By Agencies in Naha, Japan | China Daily | Updated: 2014-11-17 07:33

Win by challenger Onaga poses difficulties for Prime Minister Abe

A candidate backed by Japanese Prime Minister Shinzo Abe's party was soundly defeated in a key local election on Sunday, Kyodo news agency reported, in a blow to plans to relocate a controversial US air base on Okinawa island, home to the bulk of US military forces in Japan.

Kyodo said after the polls closed that its projections showed a former mayor, Takeshi Onaga, was certain to defeat incumbent Okinawa Governor Hirokazu Nakaima.

Nakaima, who ran with the backing of Abe's Liberal Democratic Party, had approved a US-Japan plan to relocate the US marines' Futenma Air Station to a less populous part of the island.

Onaga's win is likely to be a significant blow to the central government because the governor has the power to veto the landfill work needed for a new base to be built.

That would leave Abe facing either overruling locally-elected officials - risking charges of authoritarianism - or reverting to the cajoling and persuading of recent years, which would not be popular with Washington.

It would also take some of the wind out of Abe's sails just days before he is expected to announce a general election.

Nakaima was accused of betraying the semitropical island chain after striking a deal with Tokyo last year to greenlight a plan to move Futenma from a crowded urban area to a sparsely populated coastal district some 50 kilometers to the north.

Abe pledged a huge cash injection to the local economy in return for Nakaima reversing years of opposition to the move, which was first mooted in the 1990s.

Katsuji Miyagi 64, a retiree, said he voted for Onaga.

"Four years ago I voted for Nakaima but he broke his promises," he said.

"I've had enough of these bases.
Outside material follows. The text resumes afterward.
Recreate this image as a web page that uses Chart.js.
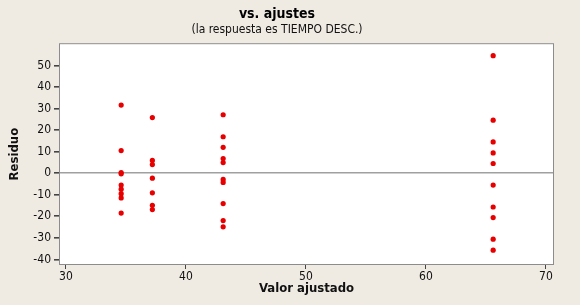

I want no more bases in Okinawa."

Crimes such as rape and trespass by US military servicemen are often headlined in Okinawa.

Onaga had support from opposition parties such as the Japanese Communist Party and the Social Democratic Party due to his anti-relocation stance.

Okinawa is home to more than half of the 47,000 US service personnel stationed in Japan, and strategically key to the US-Japan security alliance at a time of simmering tensions in East Asia.

But there is widespread local hostility to the military presence, with complaints over noise, the risk of accidents and a perception that the presence of so many young servicemen is a source of crime.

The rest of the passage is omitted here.